● **Recorded information**:
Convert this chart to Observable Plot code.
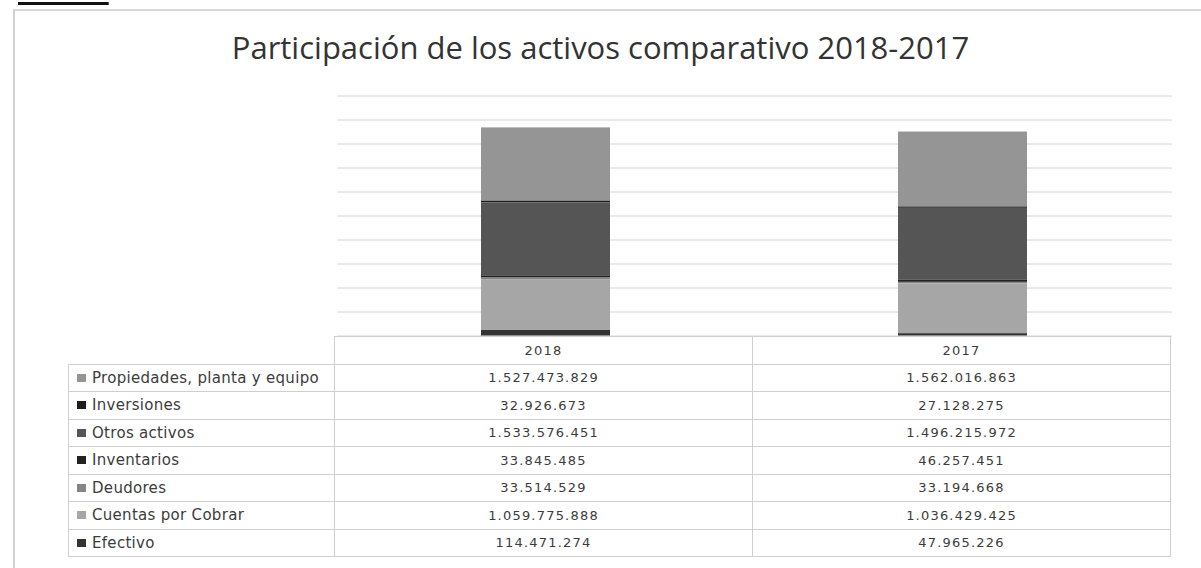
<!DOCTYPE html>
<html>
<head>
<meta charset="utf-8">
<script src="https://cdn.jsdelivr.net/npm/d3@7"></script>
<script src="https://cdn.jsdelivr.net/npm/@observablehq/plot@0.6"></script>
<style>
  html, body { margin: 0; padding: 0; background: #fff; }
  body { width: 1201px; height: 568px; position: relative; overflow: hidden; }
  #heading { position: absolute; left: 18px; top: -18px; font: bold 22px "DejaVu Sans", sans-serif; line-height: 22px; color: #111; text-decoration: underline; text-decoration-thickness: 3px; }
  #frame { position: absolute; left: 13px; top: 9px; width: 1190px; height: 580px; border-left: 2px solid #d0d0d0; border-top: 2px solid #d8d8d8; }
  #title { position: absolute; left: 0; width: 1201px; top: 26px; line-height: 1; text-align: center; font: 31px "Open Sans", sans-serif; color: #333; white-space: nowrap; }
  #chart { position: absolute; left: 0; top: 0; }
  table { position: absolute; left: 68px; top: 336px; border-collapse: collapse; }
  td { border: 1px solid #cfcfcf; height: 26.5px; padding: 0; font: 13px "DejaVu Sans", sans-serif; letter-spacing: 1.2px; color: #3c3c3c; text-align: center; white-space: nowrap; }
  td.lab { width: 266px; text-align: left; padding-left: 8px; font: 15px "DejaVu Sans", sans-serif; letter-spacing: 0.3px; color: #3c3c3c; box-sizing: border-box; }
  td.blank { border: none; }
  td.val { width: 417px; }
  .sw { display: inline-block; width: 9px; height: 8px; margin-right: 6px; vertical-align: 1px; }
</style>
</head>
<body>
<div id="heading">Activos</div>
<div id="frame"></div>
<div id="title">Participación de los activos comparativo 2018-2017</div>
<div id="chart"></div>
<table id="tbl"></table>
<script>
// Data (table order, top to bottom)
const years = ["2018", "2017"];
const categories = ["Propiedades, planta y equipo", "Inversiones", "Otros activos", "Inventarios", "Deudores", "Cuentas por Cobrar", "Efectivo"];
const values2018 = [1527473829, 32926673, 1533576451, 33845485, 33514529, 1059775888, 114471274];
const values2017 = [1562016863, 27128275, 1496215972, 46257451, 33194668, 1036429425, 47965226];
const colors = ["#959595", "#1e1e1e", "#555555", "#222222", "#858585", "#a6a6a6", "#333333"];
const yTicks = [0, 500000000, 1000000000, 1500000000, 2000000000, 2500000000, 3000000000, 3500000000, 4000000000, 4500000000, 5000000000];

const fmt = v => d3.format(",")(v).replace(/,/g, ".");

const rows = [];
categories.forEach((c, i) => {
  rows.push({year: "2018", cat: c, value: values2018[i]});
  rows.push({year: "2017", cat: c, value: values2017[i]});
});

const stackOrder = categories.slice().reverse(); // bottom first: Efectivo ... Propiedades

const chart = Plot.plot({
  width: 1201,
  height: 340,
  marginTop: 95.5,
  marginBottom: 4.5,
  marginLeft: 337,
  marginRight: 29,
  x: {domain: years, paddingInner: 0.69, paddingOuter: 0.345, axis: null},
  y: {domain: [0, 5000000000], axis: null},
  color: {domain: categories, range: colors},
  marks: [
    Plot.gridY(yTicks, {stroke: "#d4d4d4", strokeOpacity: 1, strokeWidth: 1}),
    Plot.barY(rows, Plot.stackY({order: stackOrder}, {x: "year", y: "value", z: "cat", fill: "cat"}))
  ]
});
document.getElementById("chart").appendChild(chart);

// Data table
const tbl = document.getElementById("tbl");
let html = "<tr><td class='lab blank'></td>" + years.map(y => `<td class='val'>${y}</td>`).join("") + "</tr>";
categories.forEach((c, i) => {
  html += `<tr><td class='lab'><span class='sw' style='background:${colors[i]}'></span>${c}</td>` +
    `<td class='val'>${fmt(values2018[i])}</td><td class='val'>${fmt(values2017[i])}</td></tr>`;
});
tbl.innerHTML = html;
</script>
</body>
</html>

● **Exercise objective**: Except for the pictures, print the data above exactly.

● **Task solution**:
Convert this chart to Observable Plot code.
<!DOCTYPE html>
<html>
<head>
<meta charset="utf-8">
<script src="https://cdn.jsdelivr.net/npm/d3@7"></script>
<script src="https://cdn.jsdelivr.net/npm/@observablehq/plot@0.6"></script>
<style>
  html, body { margin: 0; padding: 0; background: #fff; }
  body { width: 1201px; height: 568px; position: relative; overflow: hidden; }
  #heading { position: absolute; left: 18px; top: -18px; font: bold 22px "DejaVu Sans", sans-serif; line-height: 22px; color: #111; text-decoration: underline; text-decoration-thickness: 3px; }
  #frame { position: absolute; left: 13px; top: 9px; width: 1190px; height: 580px; border-left: 2px solid #d0d0d0; border-top: 2px solid #d8d8d8; }
  #title { position: absolute; left: 0; width: 1201px; top: 26px; line-height: 1; text-align: center; font: 31px "Open Sans", sans-serif; color: #333; white-space: nowrap; }
  #chart { position: absolute; left: 0; top: 0; }
  table { position: absolute; left: 68px; top: 336px; border-collapse: collapse; }
  td { border: 1px solid #cfcfcf; height: 26.5px; padding: 0; font: 13px "DejaVu Sans", sans-serif; letter-spacing: 1.2px; color: #3c3c3c; text-align: center; white-space: nowrap; }
  td.lab { width: 266px; text-align: left; padding-left: 8px; font: 15px "DejaVu Sans", sans-serif; letter-spacing: 0.3px; color: #3c3c3c; box-sizing: border-box; }
  td.blank { border: none; }
  td.val { width: 417px; }
  .sw { display: inline-block; width: 9px; height: 8px; margin-right: 6px; vertical-align: 1px; }
</style>
</head>
<body>
<div id="heading">Activos</div>
<div id="frame"></div>
<div id="title">Participación de los activos comparativo 2018-2017</div>
<div id="chart"></div>
<table id="tbl"></table>
<script>
// Data (table order, top to bottom)
const years = ["2018", "2017"];
const categories = ["Propiedades, planta y equipo", "Inversiones", "Otros activos", "Inventarios", "Deudores", "Cuentas por Cobrar", "Efectivo"];
const values2018 = [1527473829, 32926673, 1533576451, 33845485, 33514529, 1059775888, 114471274];
const values2017 = [1562016863, 27128275, 1496215972, 46257451, 33194668, 1036429425, 47965226];
const colors = ["#959595", "#1e1e1e", "#555555", "#222222", "#858585", "#a6a6a6", "#333333"];
const yTicks = [0, 500000000, 1000000000, 1500000000, 2000000000, 2500000000, 3000000000, 3500000000, 4000000000, 4500000000, 5000000000];

const fmt = v => d3.format(",")(v).replace(/,/g, ".");

const rows = [];
categories.forEach((c, i) => {
  rows.push({year: "2018", cat: c, value: values2018[i]});
  rows.push({year: "2017", cat: c, value: values2017[i]});
});

const stackOrder = categories.slice().reverse(); // bottom first: Efectivo ... Propiedades

const chart = Plot.plot({
  width: 1201,
  height: 340,
  marginTop: 95.5,
  marginBottom: 4.5,
  marginLeft: 337,
  marginRight: 29,
  x: {domain: years, paddingInner: 0.69, paddingOuter: 0.345, axis: null},
  y: {domain: [0, 5000000000], axis: null},
  color: {domain: categories, range: colors},
  marks: [
    Plot.gridY(yTicks, {stroke: "#d4d4d4", strokeOpacity: 1, strokeWidth: 1}),
    Plot.barY(rows, Plot.stackY({order: stackOrder}, {x: "year", y: "value", z: "cat", fill: "cat"}))
  ]
});
document.getElementById("chart").appendChild(chart);

// Data table
const tbl = document.getElementById("tbl");
let html = "<tr><td class='lab blank'></td>" + years.map(y => `<td class='val'>${y}</td>`).join("") + "</tr>";
categories.forEach((c, i) => {
  html += `<tr><td class='lab'><span class='sw' style='background:${colors[i]}'></span>${c}</td>` +
    `<td class='val'>${fmt(values2018[i])}</td><td class='val'>${fmt(values2017[i])}</td></tr>`;
});
tbl.innerHTML = html;
</script>
</body>
</html>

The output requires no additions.